YOUR OBJECTIVE: Return only the count of lines in which the word "this" appears.

Rows from a dataset of charts and code:
☆ ☆ ☆ ☆

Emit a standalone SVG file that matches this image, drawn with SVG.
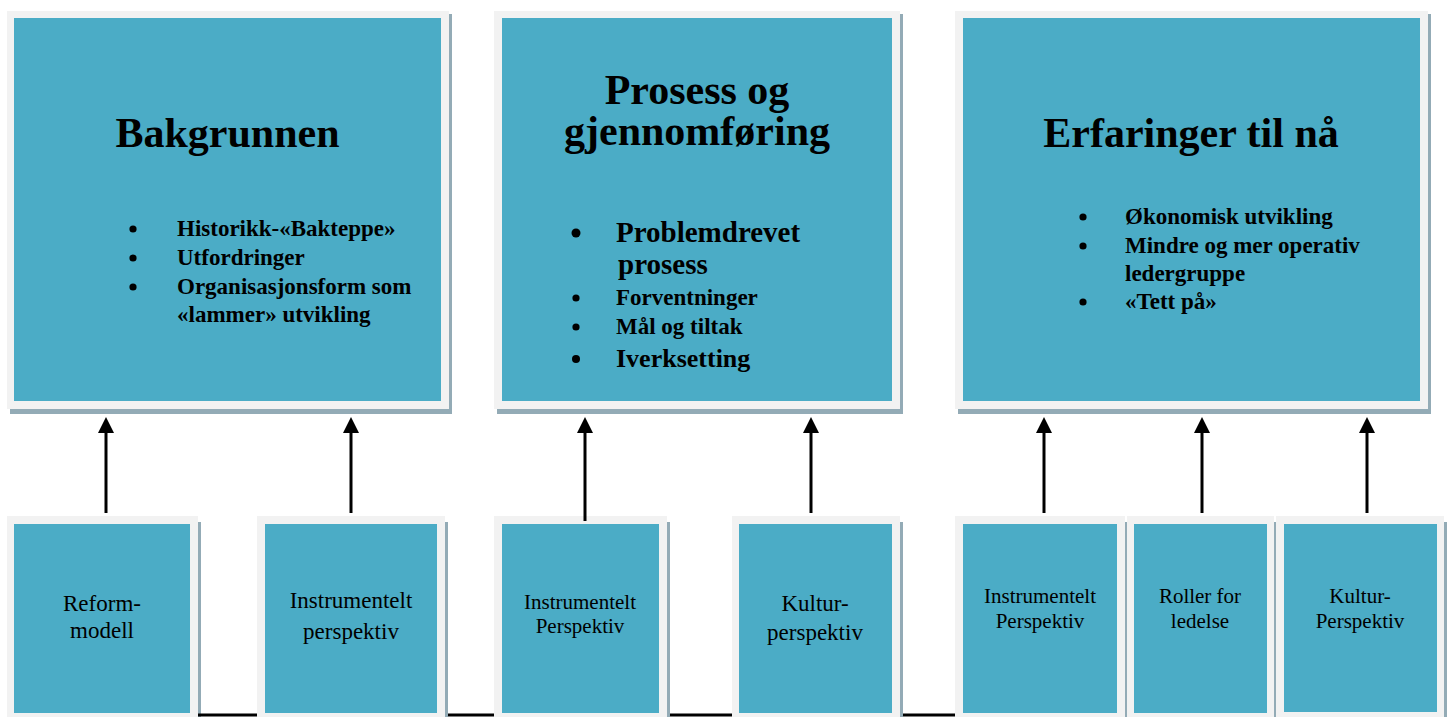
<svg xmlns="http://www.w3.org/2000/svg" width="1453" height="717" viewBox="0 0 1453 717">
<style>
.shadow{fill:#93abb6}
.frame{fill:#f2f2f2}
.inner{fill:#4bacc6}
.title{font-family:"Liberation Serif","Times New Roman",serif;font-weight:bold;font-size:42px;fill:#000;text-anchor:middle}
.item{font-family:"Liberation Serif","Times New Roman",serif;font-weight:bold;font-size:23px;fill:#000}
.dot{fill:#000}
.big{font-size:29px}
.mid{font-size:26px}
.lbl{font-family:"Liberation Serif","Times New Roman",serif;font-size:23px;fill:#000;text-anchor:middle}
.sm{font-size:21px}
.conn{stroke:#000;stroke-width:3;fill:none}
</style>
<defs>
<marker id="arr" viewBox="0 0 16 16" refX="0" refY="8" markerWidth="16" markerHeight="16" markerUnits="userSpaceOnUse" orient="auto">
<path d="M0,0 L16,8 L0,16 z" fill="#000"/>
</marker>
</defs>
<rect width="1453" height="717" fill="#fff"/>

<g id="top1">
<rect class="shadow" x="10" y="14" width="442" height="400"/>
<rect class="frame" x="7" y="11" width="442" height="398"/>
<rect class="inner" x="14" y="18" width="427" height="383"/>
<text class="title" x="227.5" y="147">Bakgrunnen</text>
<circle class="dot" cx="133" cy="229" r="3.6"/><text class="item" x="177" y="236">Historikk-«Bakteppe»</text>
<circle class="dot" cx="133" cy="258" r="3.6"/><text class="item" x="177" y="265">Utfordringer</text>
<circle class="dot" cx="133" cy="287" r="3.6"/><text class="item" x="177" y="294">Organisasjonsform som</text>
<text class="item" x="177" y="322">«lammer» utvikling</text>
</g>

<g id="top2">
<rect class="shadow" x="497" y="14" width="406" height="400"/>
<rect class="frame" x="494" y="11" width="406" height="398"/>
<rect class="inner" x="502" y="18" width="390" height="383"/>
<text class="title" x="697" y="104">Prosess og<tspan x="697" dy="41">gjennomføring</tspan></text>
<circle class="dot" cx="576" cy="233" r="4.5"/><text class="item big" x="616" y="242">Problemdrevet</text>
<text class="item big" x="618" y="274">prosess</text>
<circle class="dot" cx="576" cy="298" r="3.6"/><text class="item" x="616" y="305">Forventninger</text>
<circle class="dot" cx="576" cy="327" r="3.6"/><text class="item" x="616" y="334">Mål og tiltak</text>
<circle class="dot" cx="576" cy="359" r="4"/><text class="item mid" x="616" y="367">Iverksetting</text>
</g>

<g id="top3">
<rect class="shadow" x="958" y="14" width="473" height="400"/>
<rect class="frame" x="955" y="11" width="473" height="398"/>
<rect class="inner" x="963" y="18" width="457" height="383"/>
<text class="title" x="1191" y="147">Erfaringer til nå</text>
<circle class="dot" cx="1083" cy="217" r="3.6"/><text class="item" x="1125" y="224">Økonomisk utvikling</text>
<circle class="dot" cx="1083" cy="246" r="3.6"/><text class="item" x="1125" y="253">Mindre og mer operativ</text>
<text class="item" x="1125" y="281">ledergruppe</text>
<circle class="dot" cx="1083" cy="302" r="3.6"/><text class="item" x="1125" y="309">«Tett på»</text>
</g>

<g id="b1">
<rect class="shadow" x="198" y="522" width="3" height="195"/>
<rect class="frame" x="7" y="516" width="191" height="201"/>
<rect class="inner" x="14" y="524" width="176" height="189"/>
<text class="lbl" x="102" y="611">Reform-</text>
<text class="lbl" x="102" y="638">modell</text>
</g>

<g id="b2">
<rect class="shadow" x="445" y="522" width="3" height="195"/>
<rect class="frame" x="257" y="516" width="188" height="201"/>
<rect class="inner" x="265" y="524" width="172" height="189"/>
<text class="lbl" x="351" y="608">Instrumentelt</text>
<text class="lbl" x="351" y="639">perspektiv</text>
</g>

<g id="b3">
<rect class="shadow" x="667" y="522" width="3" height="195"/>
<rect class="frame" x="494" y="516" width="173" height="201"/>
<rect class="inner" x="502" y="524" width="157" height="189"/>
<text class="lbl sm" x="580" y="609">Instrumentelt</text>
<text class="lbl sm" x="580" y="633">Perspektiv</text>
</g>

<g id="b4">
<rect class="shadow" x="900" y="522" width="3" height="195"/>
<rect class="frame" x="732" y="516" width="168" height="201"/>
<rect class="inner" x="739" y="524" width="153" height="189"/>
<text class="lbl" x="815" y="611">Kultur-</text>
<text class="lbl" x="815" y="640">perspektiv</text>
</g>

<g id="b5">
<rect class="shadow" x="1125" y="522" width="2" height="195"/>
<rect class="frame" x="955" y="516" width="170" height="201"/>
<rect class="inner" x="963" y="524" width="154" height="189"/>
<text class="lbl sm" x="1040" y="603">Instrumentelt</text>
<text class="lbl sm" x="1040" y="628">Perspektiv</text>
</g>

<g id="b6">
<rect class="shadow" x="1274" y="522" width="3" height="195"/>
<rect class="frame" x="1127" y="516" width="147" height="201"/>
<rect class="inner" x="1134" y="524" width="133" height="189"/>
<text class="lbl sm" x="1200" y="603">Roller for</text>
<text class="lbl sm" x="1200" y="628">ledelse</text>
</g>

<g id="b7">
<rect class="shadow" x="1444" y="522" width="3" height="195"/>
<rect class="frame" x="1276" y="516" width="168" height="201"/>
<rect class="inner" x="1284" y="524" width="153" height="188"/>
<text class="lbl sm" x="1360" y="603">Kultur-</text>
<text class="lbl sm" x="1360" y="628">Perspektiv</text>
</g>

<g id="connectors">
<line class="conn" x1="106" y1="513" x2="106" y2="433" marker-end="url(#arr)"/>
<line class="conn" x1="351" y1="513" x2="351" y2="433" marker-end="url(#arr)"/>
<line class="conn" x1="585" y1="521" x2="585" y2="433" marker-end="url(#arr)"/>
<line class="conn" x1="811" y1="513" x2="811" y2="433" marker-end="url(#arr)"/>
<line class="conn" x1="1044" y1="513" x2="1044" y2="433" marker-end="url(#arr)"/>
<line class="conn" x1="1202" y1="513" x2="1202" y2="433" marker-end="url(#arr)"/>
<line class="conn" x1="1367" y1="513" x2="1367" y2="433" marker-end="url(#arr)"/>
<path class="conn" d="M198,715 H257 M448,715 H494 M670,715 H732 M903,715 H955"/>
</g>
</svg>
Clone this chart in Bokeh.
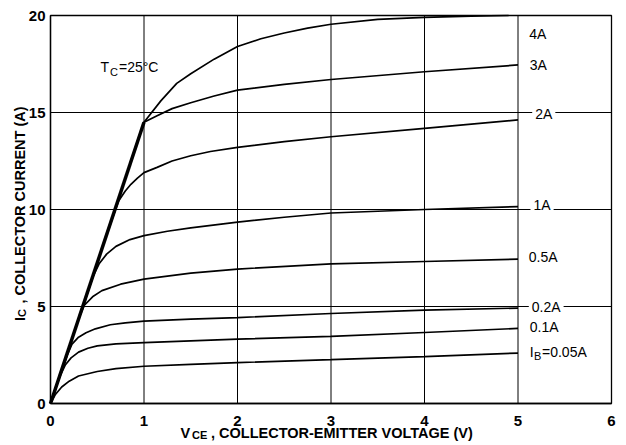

☆ ☆ ☆ ☆

RESULT BELOW: 2